Trions in two-dimensional monolayers within the hyperspherical harmonics method: Application to transition metal dichalcogenides

We develop the theoretical formalism and study the formation of valley trions in two-dimensional monolayers within the framework of a nonrelativistic potential model using the method of hyperspherical harmonics (HH) in four-dimensional space. We present the solution of the three-body Schr\"odinger equation with the Rytova-Keldysh (RK) potential by expanding the wave function of a trion in terms of the HH. We consider a long-range approximation when the RK potential is approximated by the Coulomb potential and a short-range limit when this potential is approximated by the logarithmic potential. In a diagonal approximation, the coupled system of differential equations for the hyperradial functions is decoupled in both limits. Our approach yields the analytical solution for binding energy and wave function of trions in the diagonal approximation for these two limiting cases: the Coulomb and logarithmic potentials. We obtain exact analytical expressions for eigenvalues and eigenfunctions for negatively and positively charged trions. The corresponding eigenvalues can be considered as the lower and upper limits for the trions binding energies.
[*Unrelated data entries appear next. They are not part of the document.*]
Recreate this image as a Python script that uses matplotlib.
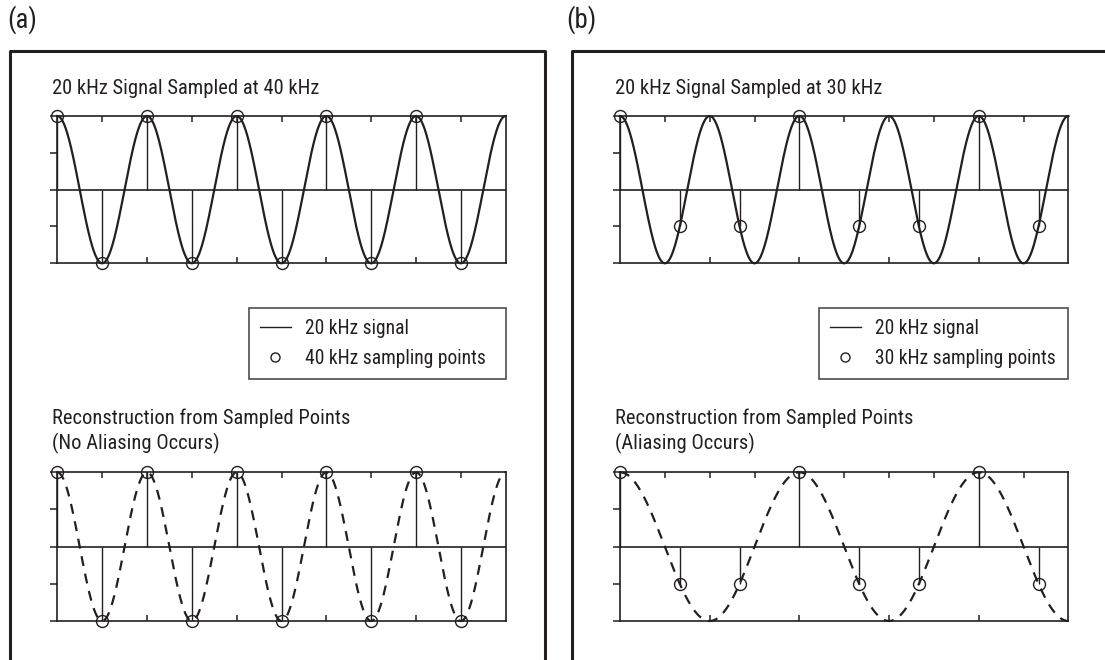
import numpy as np
import matplotlib
matplotlib.use("Agg")
import matplotlib.pyplot as plt
from matplotlib.lines import Line2D
from matplotlib import font_manager

# ---------------- data ----------------
signal_freq_khz = 20.0          # 20 kHz signal
alias_freq_khz = 10.0           # alias seen when sampling at 30 kHz
time_span_ms = 0.25

samples_40k_t = [0.000, 0.025, 0.050, 0.075, 0.100, 0.125, 0.150, 0.175, 0.200, 0.225]
samples_40k_v = [1, -1, 1, -1, 1, -1, 1, -1, 1, -1]

samples_30k_t = [0.0, 1/30, 2/30, 3/30, 4/30, 5/30, 6/30, 7/30]
samples_30k_v = [1, -0.5, -0.5, 1, -0.5, -0.5, 1, -0.5]

panel_labels = ["(a)", "(b)"]
top_titles = ["20 kHz Signal Sampled at 40 kHz", "20 kHz Signal Sampled at 30 kHz"]
bottom_titles = [("Reconstruction from Sampled Points", "(No Aliasing Occurs)"),
                 ("Reconstruction from Sampled Points", "(Aliasing Occurs)")]
legend_labels = [("20 kHz signal", "40 kHz sampling points"),
                 ("20 kHz signal", "30 kHz sampling points")]
y_ticks = [-1, -0.5, 0, 0.5, 1]
x_ticks_bottom = [0.05, 0.10, 0.15, 0.20]
x_ticks_top = [0.025, 0.05, 0.075, 0.10, 0.125, 0.15, 0.175, 0.20, 0.225]

# ---------------- font choice ----------------
entries = font_manager.fontManager.ttflist
names = {f.name for f in entries}
FONT = dict(family=["DejaVu Sans"], stretch="condensed", weight="normal")
for cand in ["Roboto Condensed", "Archivo Narrow", "Liberation Sans Narrow",
             "Asap Condensed", "Barlow Semi Condensed"]:
    if cand in names:
        FONT = dict(family=[cand, "DejaVu Sans"], stretch="normal", weight="normal")
        break
plt.rcParams["font.family"] = FONT["family"]
plt.rcParams["font.stretch"] = FONT["stretch"]
plt.rcParams["font.weight"] = FONT["weight"]
INK = "#231f20"

W, H = 1105, 660
fig = plt.figure(figsize=(W / 100, H / 100), dpi=100)

# size the font so the top title spans the same width as in the reference
probe = fig.text(0, 0, top_titles[0], fontsize=14)
r = fig.canvas.get_renderer()
wpx = probe.get_window_extent(r).width
probe.remove()
FS = 14 * 268.0 / wpx
FSL = FS * 0.95         # legend text
FSP = FS * 1.3          # panel letters are a little larger


def px_axes(x0, y0, x1, y1):
    return fig.add_axes([x0 / W, 1 - y1 / H, (x1 - x0) / W, (y1 - y0) / H])


def style(ax):
    ax.set_xlim(0, time_span_ms)
    ax.set_ylim(-1, 1)
    for s in ax.spines.values():
        s.set_linewidth(1.2)
        s.set_color(INK)
    ax.axhline(0, color=INK, lw=1.2)
    ax.set_yticks(y_ticks)
    ax.tick_params(axis="y", direction="out", length=5.2, width=1.1, color=INK,
                   labelleft=False)
    ax.set_xticks(x_ticks_bottom)
    ax.tick_params(axis="x", direction="in", length=4.3, width=1.1, color=INK,
                   labelbottom=False)
    sec = ax.secondary_xaxis("top")
    sec.set_xticks(x_ticks_top)
    sec.tick_params(direction="in", length=4.3, width=1.1, color=INK, labeltop=False)
    sec.spines["top"].set_visible(False)


def stems(ax, t, v):
    ax.vlines(t, 0, v, color=INK, lw=1.0)
    ax.plot(t, v, ls="none", marker="o", ms=8.6, mfc="none", mec=INK, mew=1.0,
            clip_on=False, zorder=5)


t_fine = np.linspace(0, time_span_ms, 2000)
panels = [
    dict(x0=57.3, samp_t=samples_40k_t, samp_v=samples_40k_v, recon_f=signal_freq_khz),
    dict(x0=620.0, samp_t=samples_30k_t, samp_v=samples_30k_v, recon_f=alias_freq_khz),
]
plot_w = 448.4

for i, p in enumerate(panels):
    x0 = p["x0"]
    x1 = x0 + plot_w
    # top: signal with samples
    ax = px_axes(x0, 116.0, x1, 263.3)
    style(ax)
    ax.plot(t_fine, np.cos(2 * np.pi * signal_freq_khz * t_fine), color=INK, lw=1.6,
            clip_on=False, zorder=4)
    stems(ax, p["samp_t"], p["samp_v"])
    ax.set_zorder(2)

    # bottom: reconstruction
    axb = px_axes(x0, 472.3, x1, 621.0)
    style(axb)
    axb.plot(t_fine, np.cos(2 * np.pi * p["recon_f"] * t_fine), color=INK, lw=1.6,
             ls=(0, (4.5, 3.5)), clip_on=False, zorder=4)
    stems(axb, p["samp_t"], p["samp_v"])

    # titles
    tx = (x0 - 4.8) / W
    fig.text(tx, 1 - 94.5 / H, top_titles[i], fontsize=FS, color=INK,
             ha="left", va="baseline")
    fig.text(tx, 1 - 424 / H, bottom_titles[i][0], fontsize=FS, color=INK,
             ha="left", va="baseline")
    fig.text(tx, 1 - 449 / H, bottom_titles[i][1], fontsize=FS, color=INK,
             ha="left", va="baseline")

    # legend
    handles = [Line2D([], [], color=INK, lw=1.0),
               Line2D([], [], ls="none", marker="o", ms=6.5, mfc="none", mec=INK, mew=1.0)]
    lx0 = 249 if i == 0 else 819
    em = FSL * 100 / 72
    leg = ax.legend(handles, legend_labels[i], loc="upper left",
                    bbox_to_anchor=(lx0 / W, 1 - 374 / H, (x1 - lx0) / W, 66 / H),
                    bbox_transform=fig.transFigure, mode="expand", borderaxespad=0,
                    fontsize=FSL, frameon=True, fancybox=False,
                    handlelength=31 / em, handletextpad=14 / em,
                    borderpad=0.56, labelspacing=0.56, labelcolor=INK)
    leg.get_frame().set_edgecolor(INK)
    leg.get_frame().set_linewidth(1.2)
    leg.get_frame().set_facecolor("white")
    leg.set_zorder(10)

# panel labels
fig.text(7 / W, 1 - 28 / H, panel_labels[0], fontsize=FSP, color=INK, ha="left", va="baseline")
fig.text(566 / W, 1 - 28 / H, panel_labels[1], fontsize=FSP, color=INK, ha="left", va="baseline")

# outer frames (open at the bottom / right edge of the image)
top_y = 1 - 50.7 / H
fig.add_artist(Line2D([9.5 / W, 9.5 / W, 545 / W, 545 / W], [-0.05, top_y, top_y, -0.05],
                      transform=fig.transFigure, color=INK, lw=2.2))
fig.add_artist(Line2D([571.5 / W, 571.5 / W, 1.05], [-0.05, top_y, top_y],
                      transform=fig.transFigure, color=INK, lw=2.2))

fig.savefig("out.png", dpi=100, facecolor="white")
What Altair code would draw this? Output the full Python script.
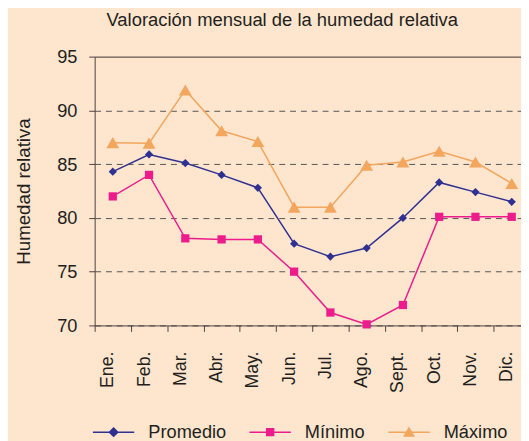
import altair as alt
import pandas as pd

months = ["Ene.", "Feb.", "Mar.", "Abr.", "May.", "Jun.", "Jul.", "Ago.", "Sept.", "Oct.", "Nov.", "Dic."]
promedio = [84.3, 85.9, 85.1, 84.0, 82.8, 77.6, 76.4, 77.2, 80.0, 83.3, 82.4, 81.5]
minimo = [82.0, 84.0, 78.1, 78.0, 78.0, 75.0, 71.2, 70.1, 71.9, 80.1, 80.1, 80.1]
maximo = [87.0, 86.95, 91.9, 88.1, 87.1, 81.0, 81.0, 84.9, 85.2, 86.2, 85.2, 83.2]
series_names = ["Promedio", "Mínimo", "Máximo"]
y_ticks = [70, 75, 80, 85, 90, 95]

colors = ["#2E3192", "#EC1C8C", "#F2A65E"]
point_shapes = ["diamond", "square", "triangle-up"]
point_sizes = [70, 70, 170]
legend_paths = [
    "M-4.2,0H4.2M0,-0.85L0.85,0L0,0.85L-0.85,0Z",
    "M-4.2,0H4.2M-0.7,-0.7H0.7V0.7H-0.7Z",
    "M-4.2,0H4.2M0,-0.85L0.95,0.8H-0.95Z",
]

rows = []
for name, vals in zip(series_names, [promedio, minimo, maximo]):
    for m, v in zip(months, vals):
        rows.append({"mes": m, "valor": v, "serie": name})
df = pd.DataFrame(rows)

FONT = "Liberation Sans"
TXT = "#231F20"

x_enc = alt.X(
    "mes:N",
    sort=months,
    scale=alt.Scale(domain=months, range=[0, 442], paddingInner=0, paddingOuter=0),
    axis=alt.Axis(
        title=None, labelAngle=270, labelAlign="right", labelBaseline="alphabetic",
        labelPadding=20, tickBand="extent", tickSize=6, grid=False,
        domainColor="#4A4040", tickColor="#4A4040", labelFontSize=18,
        labelFont=FONT, labelColor=TXT,
    ),
)
y_enc = alt.Y(
    "valor:Q",
    scale=alt.Scale(domain=[70, 95], nice=False, zero=False),
    axis=alt.Axis(
        title="Humedad relativa", values=y_ticks, tickSize=6, labelPadding=12,
        titlePadding=24, titleFontSize=19, titleFontWeight="normal", titleFont=FONT,
        titleColor=TXT, labelFontSize=18.5, labelFont=FONT, labelColor=TXT,
        domainColor="#4A4040", tickColor="#4A4040",
        grid=True,
        gridDash={"condition": {"test": "datum.value === 95", "value": []}, "value": [6, 5]},
        gridColor={"condition": {"test": "datum.value === 95", "value": "#3A3030"}, "value": "#555555"},
        gridWidth=1,
    ),
)

base = alt.Chart(df)

legend_layer = base.mark_point(filled=True, opacity=0, strokeWidth=1.5).encode(
    x=x_enc, y=y_enc,
    fill=alt.Fill("serie:N", scale=alt.Scale(domain=series_names, range=colors),
                  legend=alt.Legend(title=None, symbolOpacity=1)),
    stroke=alt.Stroke("serie:N", scale=alt.Scale(domain=series_names, range=colors),
                      legend=alt.Legend(title=None, symbolOpacity=1)),
    shape=alt.Shape("serie:N", scale=alt.Scale(domain=series_names, range=legend_paths),
                    legend=alt.Legend(title=None, symbolOpacity=1)),
)

lines = base.mark_line(strokeWidth=1.5).encode(
    x=x_enc, y=y_enc,
    color=alt.Color("serie:N", scale=alt.Scale(domain=series_names, range=colors), legend=None),
    detail="serie:N",
)

point_layers = []
for name, col, shp, sz in zip(series_names, colors, point_shapes, point_sizes):
    point_layers.append(
        base.transform_filter(alt.datum.serie == name)
        .mark_point(shape=shp, filled=True, size=sz, color=col, opacity=1)
        .encode(x=x_enc, y=y_enc)
    )

chart = alt.layer(legend_layer, lines, *point_layers).properties(
    width=433,
    height=273,
    autosize=alt.AutoSizeParams(type="none"),
    padding={"left": 88, "top": 46, "right": 0, "bottom": 114},
    background="#FDE5CE",
    title=alt.TitleParams(
        "Valoración mensual de la humedad relativa", font=FONT, fontSize=18.7,
        fontWeight="normal", color=TXT, dx=-26, offset=18,
    ),
).configure_view(stroke=None).configure_legend(
    orient="none", direction="horizontal", legendX=10, legendY=372,
    symbolSize=100, symbolStrokeWidth=1.5, symbolOpacity=1,
    labelFontSize=18.5, labelFont=FONT, labelColor=TXT, labelOffset=26,
    columnPadding=20, padding=0,
)

chart.save("out.html", embed_options={"renderer": "svg", "actions": False})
We apply the proposed theoretical approach to describe trions in transition metal dichalcogenides (TMDC) and address the energy difference between the binding energies of ${X}^{\ensuremath{-}}$ and ${X}^{+}$ in TMDC. Results of numerical calculations for the ground state energies with the RK potential are in good agreement with similar calculations and in reasonable agreement with experimental measurements of trion binding energies.